Copy out all lines where "this" appears.

→ **RECORDED INFORMATION**
========
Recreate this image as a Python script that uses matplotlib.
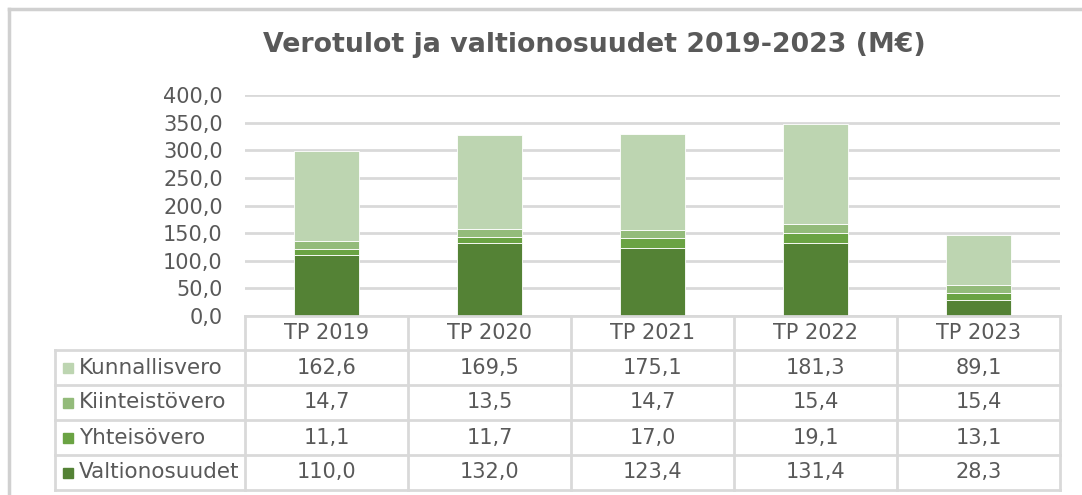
import matplotlib
matplotlib.use("Agg")
import matplotlib.pyplot as plt
from matplotlib.transforms import blended_transform_factory
from matplotlib.lines import Line2D
from matplotlib.patches import Rectangle

categories = ["TP 2019", "TP 2020", "TP 2021", "TP 2022", "TP 2023"]
series_names = ["Valtionosuudet", "Yhteisövero", "Kiinteistövero", "Kunnallisvero"]
valtionosuudet = [110.0, 132.0, 123.4, 131.4, 28.3]
yhteisovero = [11.1, 11.7, 17.0, 19.1, 13.1]
kiinteistovero = [14.7, 13.5, 14.7, 15.4, 15.4]
kunnallisvero = [162.6, 169.5, 175.1, 181.3, 89.1]
series_values = [valtionosuudet, yhteisovero, kiinteistovero, kunnallisvero]
colors = ["#548235", "#6AA343", "#93BB7A", "#BDD5B1"]
yticks = [0, 50, 100, 150, 200, 250, 300, 350, 400]

TXT = "#595959"
GRID = "#D9D9D9"
W, H = 1082, 495
FS = 15
plt.rcParams['font.family'] = ['DejaVu Sans']

fig = plt.figure(figsize=(W / 100, H / 100), dpi=100)

def fx(px):
    return px / W

def fy(py):
    return 1 - py / H

ax = fig.add_axes([fx(245), fy(316), fx(1060) - fx(245), fy(95) - fy(316)])
ax.set_xlim(-0.5, len(categories) - 0.5)
ax.set_ylim(0, 400)

bottom = [0.0] * len(categories)
for name, vals, c in zip(series_names, series_values, colors):
    ax.bar(range(len(categories)), vals, bottom=bottom, width=0.4, color=c,
           edgecolor="white", linewidth=0.6, label=name, zorder=3)
    bottom = [b + v for b, v in zip(bottom, vals)]

ax.set_yticks(yticks)
ax.set_yticklabels([f"{v:.1f}".replace(".", ",") for v in yticks], color=TXT, fontsize=FS)
ax.tick_params(axis="y", length=0, pad=16)
ax.set_xticks([])
ax.grid(axis="y", color=GRID, linewidth=2, zorder=0)
for s in ax.spines.values():
    s.set_visible(False)

# Title
fig.text(fx(594), fy(45), "Verotulot ja valtionosuudet 2019-2023 (M€)", ha="center", va="center",
         fontsize=19.3, fontweight="bold", color=TXT)

# Outer frame (left and top)
fig.add_artist(Line2D([fx(9), fx(9)], [fy(9), 0], transform=fig.transFigure, color="#D0D0D0", lw=2.5))
fig.add_artist(Line2D([fx(9), 1], [fy(9), fy(9)], transform=fig.transFigure, color="#D0D0D0", lw=2.5))

# Data table
bt = blended_transform_factory(ax.transData, fig.transFigure)
n = len(categories)
row_tops = [316, 350, 385, 420, 455, 490]
for i in range(n + 1):
    x = i - 0.5
    fig.add_artist(Line2D([x, x], [fy(316), fy(490)], transform=bt, color=GRID, lw=2, clip_on=False))
fig.add_artist(Line2D([-0.5, n - 0.5], [fy(316), fy(316)], transform=bt, color=GRID, lw=2, clip_on=False))
for y in row_tops[1:]:
    fig.add_artist(Line2D([fx(55), fx(1060)], [fy(y), fy(y)], transform=fig.transFigure, color=GRID, lw=2))
fig.add_artist(Line2D([fx(55), fx(55)], [fy(350), fy(490)], transform=fig.transFigure, color=GRID, lw=2))

for i, cat in enumerate(categories):
    fig.text(i, fy(333), cat, transform=bt, ha="center", va="center", fontsize=FS, color=TXT)

rows = list(zip(series_names, series_values, colors))[::-1]
for r, (name, vals, c) in enumerate(rows):
    yc = (row_tops[r + 1] + row_tops[r + 2]) / 2
    fig.add_artist(Rectangle((fx(63), fy(yc + 5)), fx(10), fy(yc - 5) - fy(yc + 5),
                             transform=fig.transFigure, color=c))
    fig.text(fx(79), fy(yc), name, ha="left", va="center", fontsize=15.5, color=TXT)
    for i, v in enumerate(vals):
        fig.text(i, fy(yc), f"{v:.1f}".replace(".", ","), transform=bt, ha="center",
                 va="center", fontsize=FS, color=TXT)

fig.savefig("out.png", dpi=100)
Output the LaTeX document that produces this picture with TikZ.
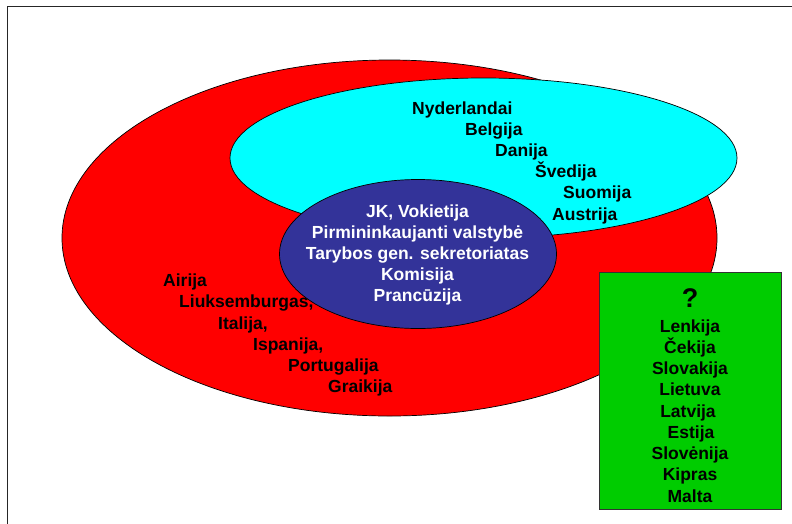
\documentclass[tikz,border=0pt]{standalone}
\usepackage{fontspec}
\setmainfont{Liberation Sans}
\usetikzlibrary{shapes.geometric}
\definecolor{eured}{RGB}{255,0,0}
\definecolor{eucyan}{RGB}{0,255,255}
\definecolor{eublue}{RGB}{51,51,153}
\definecolor{eugreen}{RGB}{0,204,0}
\tikzset{
  blob/.style={ellipse, draw=black, line width=0.7pt, inner sep=0pt, outer sep=0pt},
  lbl/.style={inner sep=0pt, anchor=base west, font=\fontsize{17.5}{21}\selectfont\bfseries},
  clbl/.style={inner sep=0pt, anchor=base, font=\fontsize{17.5}{21}\selectfont\bfseries},
}
\begin{document}
\begin{tikzpicture}[x=1pt,y=-1pt]
\useasboundingbox (0,0) rectangle (792,523);
% frame
\coordinate (fb) at (7.5,530);
\coordinate (fc) at (7.5,6.8);
\coordinate (fr) at (800,6.8);
\draw[line width=1.3pt, black!85] (fb) -- (fc) -- (fr);
% ellipses
\node[blob, fill=eured, minimum width=655pt, minimum height=356pt] (red) at (389.5,238) {};
\node[blob, fill=eucyan, minimum width=507pt, minimum height=160pt] (cyan) at (483.5,158) {};
\node[blob, fill=eublue, minimum width=277pt, minimum height=149pt] (blue) at (418,254) {};
% green box
\node[draw=black!80, line width=0.8pt, fill=eugreen, minimum width=182pt, minimum height=237pt, inner sep=0pt] (green) at (690,391) {};
% cyan texts
\node[lbl] (c1) at (412,114) {Nyderlandai};
\node[lbl] (c2) at (465,135.2) {Belgija};
\node[lbl] (c3) at (495,156.4) {Danija};
\node[lbl] (c4) at (535,177.6) {Švedija};
\node[lbl] (c5) at (563,198.8) {Suomija};
\node[lbl] (c6) at (552,220) {Austrija};
% blue texts
\node[clbl, text=white] (b1) at (417.5,217.7) {JK, Vokietija};
\node[clbl, text=white] (b2) at (417.5,238.7) {Pirmininkaujanti valstybė};
\node[clbl, text=white] (b3) at (417.5,259.7) {Tarybos gen. sekretoriatas};
\node[clbl, text=white] (b4) at (417.5,280.7) {Komisija};
\node[clbl, text=white] (b5) at (417.5,301.7) {Prancūzija};
% red texts
\node[lbl] (r1) at (163,286.7) {Airija};
\node[lbl] (r2) at (179,307.9) {Liuksemburgas,};
\node[lbl] (r3) at (218,329.1) {Italija,};
\node[lbl] (r4) at (253,350.3) {Ispanija,};
\node[lbl] (r5) at (288,371.5) {Portugalija};
\node[lbl] (r6) at (328,392.7) {Graikija};
% green texts
\node[inner sep=0pt, anchor=base, font=\fontsize{27}{30}\selectfont\bfseries] (q) at (690,307) {?};
\node[clbl] (g1) at (690,332) {Lenkija};
\node[clbl] (g2) at (690,353.25) {Čekija};
\node[clbl] (g3) at (690,374.5) {Slovakija};
\node[clbl] (g4) at (690,395.75) {Lietuva};
\node[clbl] (g5) at (688,417) {Latvija};
\node[clbl] (g6) at (691,438.25) {Estija};
\node[clbl] (g7) at (690,459.5) {Slovėnija};
\node[clbl] (g8) at (690,480.75) {Kipras};
\node[clbl] (g9) at (690,502) {Malta};
\end{tikzpicture}
\end{document}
========
→ **RIGHT ANSWER**
Recreate this image as a Python script that uses matplotlib.
Output the LaTeX document that produces this picture with TikZ.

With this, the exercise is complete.